_AIM OF THE TASK_
Retype, word for word, the lines from the first line of the entries through the line that holds "x = np.arange(len(cats))"; leave out the pictures.

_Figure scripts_
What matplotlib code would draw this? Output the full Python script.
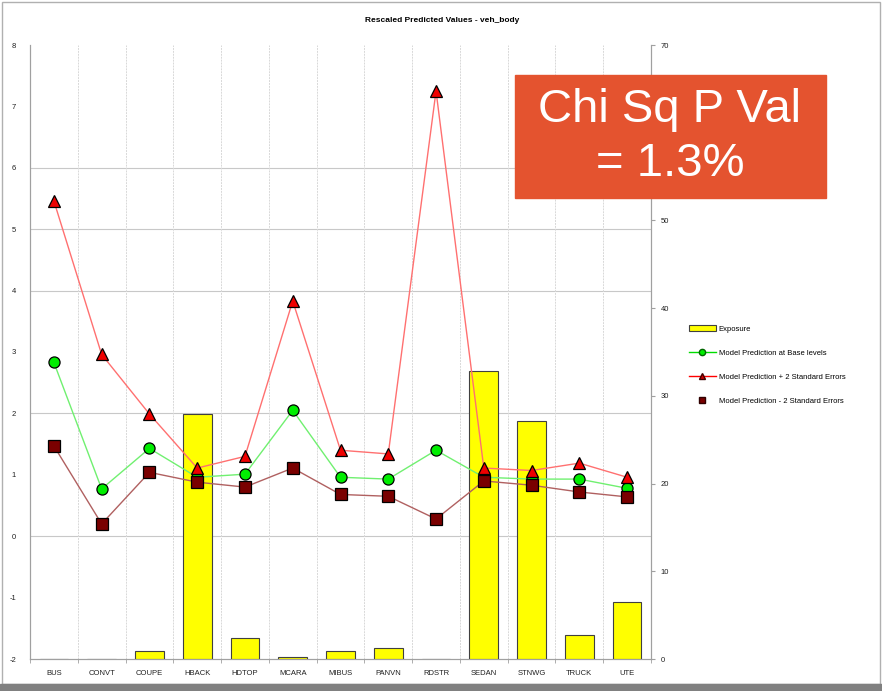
import numpy as np
import matplotlib
matplotlib.use('Agg')
import matplotlib.pyplot as plt
from matplotlib.lines import Line2D
from matplotlib.patches import Patch, Rectangle

plt.rcParams['font.family'] = ['Liberation Sans', 'DejaVu Sans']
plt.rcParams['axes.unicode_minus'] = False

cats = ['BUS', 'CONVT', 'COUPE', 'HBACK', 'HDTOP', 'MCARA', 'MIBUS',
        'PANVN', 'RDSTR', 'SEDAN', 'STNWG', 'TRUCK', 'UTE']
exposure = [0, 0, 0.9, 27.9, 2.4, 0.2, 0.9, 1.25, 0, 32.8, 27.1, 2.7, 6.5]
base_pred = [2.83, 0.77, 1.43, 0.96, 1.01, 2.05, 0.96, 0.93, 1.40, 0.96, 0.93, 0.93, 0.78]
upper_pred = [5.46, 2.96, 1.99, 1.11, 1.30, 3.83, 1.40, 1.34, 7.25, 1.11, 1.07, 1.19, 0.96]
lower_pred = [1.47, 0.20, 1.04, 0.88, 0.80, 1.11, 0.68, 0.65, 0.28, 0.90, 0.83, 0.72, 0.64]
right_ticks = [0, 10, 20, 30, 40, 50, 60, 70]
# the 60 label sits under the callout box in the original
right_labels = ['0', '10', '20', '30', '40', '50', '', '70']

x = np.arange(len(cats))

fig = plt.figure(figsize=(8.82, 6.91), dpi=100)
ax = fig.add_axes([30/882, 1-659/691, 621/882, 614/691])
ax2 = ax.twinx()

# bars on the right axis, drawn behind the lines
ax2.bar(x, exposure, width=0.6, color='#FFFF00', edgecolor='#404040', linewidth=0.8, zorder=3)
ax2.set_ylim(0, 70)
ax2.set_yticks(right_ticks)
ax2.set_yticklabels(right_labels)

# grid lines (left axis values 0,2,4,5,6 -> right axis)
for v in [0, 2, 4, 5, 6]:
    ax2.axhline((v + 2) * 7, color='#c8c8c8', lw=0.8, zorder=1)
for b in np.arange(0.5, len(cats) - 1, 1):
    ax2.axvline(b, color='#d8d8d8', lw=0.7, ls=(0, (2, 1)), zorder=1)

ax.set_zorder(ax2.get_zorder() + 1)
ax.patch.set_visible(False)

ax.plot(x, base_pred, color='#70F070', lw=1, zorder=3)
ax.plot(x, upper_pred, color='#FF7070', lw=1, zorder=3)
ax.plot(x, lower_pred, color='#B06060', lw=1, zorder=3)
ax.plot(x, base_pred, 'o', ms=8, mfc='#00EE00', mec='black', mew=0.9, zorder=4)
ax.plot(x, upper_pred, '^', ms=8, mfc='#EE0000', mec='black', mew=0.9, zorder=4)
ax.plot(x, lower_pred, 's', ms=8, mfc='#7A0000', mec='black', mew=0.9, zorder=4)

ax.set_xlim(-0.5, len(cats) - 0.5)
ax.set_ylim(-2, 8)
ax.set_yticks(range(-2, 9))
ax.set_xticks(x)
ax.set_xticklabels(cats)
ax.set_xticks(np.arange(-0.5, len(cats), 1), minor=True)

for a in (ax, ax2):
    a.spines['top'].set_visible(False)
    a.spines['left'].set_color('#a0a0a0')
    a.spines['right'].set_color('#a0a0a0')
    a.spines['bottom'].set_color('#a0a0a0')
    a.tick_params(labelsize=5.5, colors='#202020')
ax.tick_params(axis='y', length=0, pad=10)
ax.tick_params(axis='x', which='major', length=0, pad=8)
ax.tick_params(axis='x', which='minor', length=3, color='#a0a0a0')
ax2.tick_params(axis='y', length=3, color='#a0a0a0', pad=4)

fig.text(442/882, 1-20/691, 'Rescaled Predicted Values - veh_body',
         ha='center', va='center', fontsize=6, fontweight='bold')

handles = [
    Patch(facecolor='#FFFF00', edgecolor='#404040', linewidth=0.8),
    Line2D([], [], color='#00DD00', marker='o', ms=4.5, mfc='#00EE00', mec='#006600', lw=1),
    Line2D([], [], color='#FF0000', marker='^', ms=4.5, mfc='#CC0000', mec='#400000', lw=1),
    Line2D([], [], color='none', marker='s', ms=4.5, mfc='#7A0000', mec='#300000', lw=0),
]
labels = ['Exposure', 'Model Prediction at Base levels',
          'Model Prediction + 2 Standard Errors', 'Model Prediction - 2 Standard Errors']
fig.legend(handles, labels, loc='upper left', bbox_to_anchor=(686/882, 1-322/691),
           frameon=False, fontsize=5.5, labelspacing=2.15, handlelength=3.5,
           handleheight=0.8, handletextpad=0.4, borderaxespad=0)

# chi square callout
fig.patches.append(Rectangle((515/882, 1-198/691), 311/882, 123/691,
                             transform=fig.transFigure, color='#E4532F', zorder=10))
fig.text(670/882, 1-110/691, 'Chi Sq P Val', ha='center', va='center',
         fontsize=34, color='white', zorder=11)
fig.text(670/882, 1-164/691, '= 1.3%', ha='center', va='center',
         fontsize=34, color='white', zorder=11)

# outer frame
fig.patches.append(Rectangle((0.002, 0.01), 0.996, 0.987, transform=fig.transFigure,
                             fill=False, edgecolor='#b0b0b0', lw=1))
fig.patches.append(Rectangle((0, 0), 1, 7/691, transform=fig.transFigure,
                             color='#808080'))

fig.savefig('out.png', dpi=100)
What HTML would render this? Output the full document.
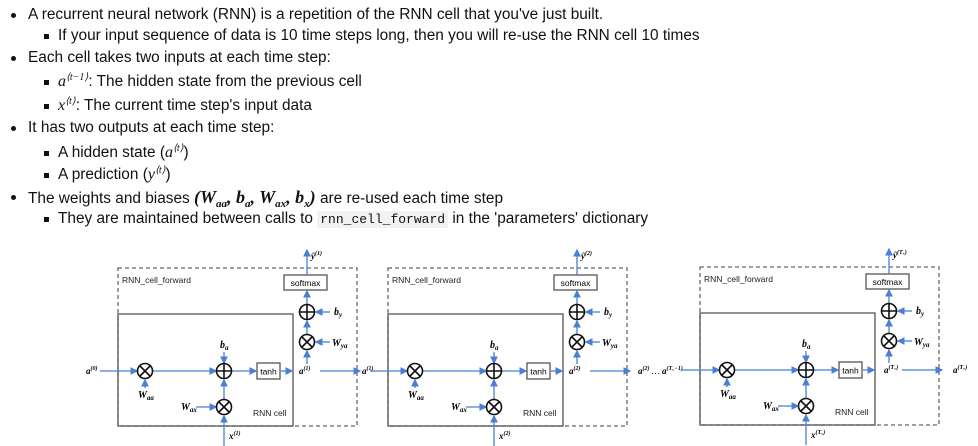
<!DOCTYPE html>
<html><head><meta charset="utf-8"><style>
body{margin:0;width:978px;height:446px;background:#fff;overflow:hidden;font-family:"Liberation Sans",sans-serif;font-size:15.4px;color:#111}
.l{position:absolute;white-space:nowrap;line-height:20px;height:20px}
.b1::before{content:"";position:absolute;left:-17px;top:8px;width:5px;height:5px;border-radius:50%;background:#111}
.b2::before{content:"";position:absolute;left:-14px;top:8px;width:5px;height:5px;background:#111}
.m{font-family:"Liberation Serif",serif;font-style:italic;font-size:16px}
.s{font-family:"Liberation Serif",serif;font-style:italic;font-size:10px;position:relative;top:-6px;line-height:0}
.u{font-size:11px;position:relative;top:4px;line-height:0}
code{font-family:"Liberation Mono",monospace;font-size:13px;background:#f2f2f2;padding:1px 3px;line-height:16px}
</style></head><body>
<div class="l b1" style="left:28px;top:5px">A recurrent neural network (RNN) is a repetition of the RNN cell that you've just built.</div>
<div class="l b2" style="left:58px;top:26px">If your input sequence of data is 10 time steps long, then you will re-use the RNN cell 10 times</div>
<div class="l b1" style="left:28px;top:48px">Each cell takes two inputs at each time step:</div>
<div class="l b2" style="left:58px;top:72px"><span class="m">a</span><span class="s">⟨t−1⟩</span>: The hidden state from the previous cell</div>
<div class="l b2" style="left:58px;top:96px"><span class="m">x</span><span class="s">⟨t⟩</span>: The current time step's input data</div>
<div class="l b1" style="left:28px;top:118px">It has two outputs at each time step:</div>
<div class="l b2" style="left:58px;top:143px">A hidden state (<span class="m">a</span><span class="s">⟨t⟩</span>)</div>
<div class="l b2" style="left:58px;top:165px">A prediction (<span class="m">y</span><span class="s">⟨t⟩</span>)</div>
<div class="l b1" style="left:28px;top:187px">The weights and biases <span class="m" style="font-size:18px;font-weight:bold">(W<span class="u">aa</span>, b<span class="u">a</span>, W<span class="u">ax</span>, b<span class="u">x</span>)</span> are re-used each time step</div>
<div class="l b2" style="left:58px;top:209px">They are maintained between calls to <code>rnn_cell_forward</code> in the 'parameters' dictionary</div>

<svg width="978" height="446" style="position:absolute;left:0;top:0" font-family="Liberation Sans, sans-serif">
<defs>
<marker id="ar" markerWidth="6" markerHeight="6" refX="5" refY="3" orient="auto"><path d="M0,0 L6,3 L0,6z" fill="#4a7fd4"/></marker>
<g id="cell" stroke-width="1.3">
<rect x="118" y="268" width="239" height="158" fill="none" stroke="#666" stroke-dasharray="4,3"/>
<rect x="118" y="314" width="175" height="112" fill="none" stroke="#555"/>
<text x="122" y="283" font-size="8.5" fill="#222">RNN_cell_forward</text>
<text x="253" y="416" font-size="8.5" fill="#222">RNN cell</text>
<rect x="284" y="275" width="43" height="15" fill="#fff" stroke="#555"/>
<text x="305.5" y="286" font-size="8.5" text-anchor="middle">softmax</text>
<rect x="257" y="363" width="23" height="16" fill="#fff" stroke="#555"/>
<text x="268.5" y="374.5" font-size="8.5" text-anchor="middle">tanh</text>
<g stroke="#4a7fd4" fill="none" marker-end="url(#ar)">
<line x1="100" y1="371" x2="137" y2="371"/>
<line x1="153" y1="371" x2="216" y2="371"/>
<line x1="232" y1="371" x2="256" y2="371"/>
<line x1="281" y1="371" x2="292" y2="371"/>
<line x1="320" y1="371" x2="360" y2="371"/>
<line x1="145" y1="388" x2="145" y2="380"/>
<line x1="224" y1="352" x2="224" y2="363"/>
<line x1="224" y1="400" x2="224" y2="380"/>
<line x1="196" y1="407" x2="216" y2="407"/>
<line x1="224" y1="446" x2="224" y2="416"/>
<line x1="307" y1="364" x2="307" y2="351"/>
<line x1="307" y1="335" x2="307" y2="321"/>
<line x1="307" y1="304" x2="307" y2="291"/>
<line x1="307" y1="275" x2="307" y2="250"/>
<line x1="330" y1="312" x2="316" y2="312"/>
<line x1="330" y1="342" x2="316" y2="342"/>
</g>
<g fill="#fff" stroke="#111" stroke-width="1.6">
<circle cx="145" cy="371" r="7.5"/><path d="M140,366 L150,376 M150,366 L140,376"/>
<circle cx="224" cy="407" r="7.5"/><path d="M219,402 L229,412 M229,402 L219,412"/>
<circle cx="307" cy="342" r="7.5"/><path d="M302,337 L312,347 M312,337 L302,347"/>
<circle cx="224" cy="371" r="7.5"/><path d="M216.5,371 H231.5 M224,363.5 V378.5"/>
<circle cx="307" cy="312" r="7.5"/><path d="M299.5,312 H314.5 M307,304.5 V319.5"/>
</g>
<g font-family="Liberation Serif, serif" font-style="italic" font-weight="bold" font-size="10">
<text x="138" y="398">W<tspan font-size="7" dy="2">aa</tspan></text>
<text x="181" y="410">W<tspan font-size="7" dy="2">ax</tspan></text>
<text x="220" y="348">b<tspan font-size="7" dy="2">a</tspan></text>
<text x="334" y="315">b<tspan font-size="7" dy="2">y</tspan></text>
<text x="332" y="346">W<tspan font-size="7" dy="2">ya</tspan></text>
</g>
</g>
</defs>
<use href="#cell"/>
<use href="#cell" transform="translate(270,0)"/>
<use href="#cell" transform="translate(582,-1)"/>
<g font-family="Liberation Serif, serif" font-style="italic" font-weight="bold" font-size="9">
<text x="86" y="374">a<tspan font-size="6" dy="-4">(0)</tspan></text>
<text x="299" y="374">a<tspan font-size="6" dy="-4">(1)</tspan></text>
<text x="362" y="374">a<tspan font-size="6" dy="-4">(1)</tspan></text>
<text x="229" y="439">x<tspan font-size="6" dy="-4">(1)</tspan></text>
<text x="311" y="259">ŷ<tspan font-size="6" dy="-4">(1)</tspan></text>
<text x="569" y="374">a<tspan font-size="6" dy="-4">(2)</tspan></text>
<text x="499" y="439">x<tspan font-size="6" dy="-4">(2)</tspan></text>
<text x="581" y="259">ŷ<tspan font-size="6" dy="-4">(2)</tspan></text>
<text x="638" y="374">a<tspan font-size="6" dy="-4">(2)</tspan> <tspan dy="4" font-weight="normal">…</tspan> a<tspan font-size="6" dy="-4">(Tₓ−1)</tspan></text>
<text x="884" y="373">a<tspan font-size="6" dy="-4">(Tₓ)</tspan></text>
<text x="953" y="373">a<tspan font-size="6" dy="-4">(Tₓ)</tspan></text>
<text x="811" y="438">x<tspan font-size="6" dy="-4">(Tₓ)</tspan></text>
<text x="893" y="258">ŷ<tspan font-size="6" dy="-4">(Tₓ)</tspan></text>
</g>
</svg>
</body></html>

_RESULT OF THIS TASK_
What matplotlib code would draw this? Output the full Python script.
import numpy as np
import matplotlib
matplotlib.use('Agg')
import matplotlib.pyplot as plt
from matplotlib.lines import Line2D
from matplotlib.patches import Patch, Rectangle

plt.rcParams['font.family'] = ['Liberation Sans', 'DejaVu Sans']
plt.rcParams['axes.unicode_minus'] = False

cats = ['BUS', 'CONVT', 'COUPE', 'HBACK', 'HDTOP', 'MCARA', 'MIBUS',
        'PANVN', 'RDSTR', 'SEDAN', 'STNWG', 'TRUCK', 'UTE']
exposure = [0, 0, 0.9, 27.9, 2.4, 0.2, 0.9, 1.25, 0, 32.8, 27.1, 2.7, 6.5]
base_pred = [2.83, 0.77, 1.43, 0.96, 1.01, 2.05, 0.96, 0.93, 1.40, 0.96, 0.93, 0.93, 0.78]
upper_pred = [5.46, 2.96, 1.99, 1.11, 1.30, 3.83, 1.40, 1.34, 7.25, 1.11, 1.07, 1.19, 0.96]
lower_pred = [1.47, 0.20, 1.04, 0.88, 0.80, 1.11, 0.68, 0.65, 0.28, 0.90, 0.83, 0.72, 0.64]
right_ticks = [0, 10, 20, 30, 40, 50, 60, 70]
# the 60 label sits under the callout box in the original
right_labels = ['0', '10', '20', '30', '40', '50', '', '70']

x = np.arange(len(cats))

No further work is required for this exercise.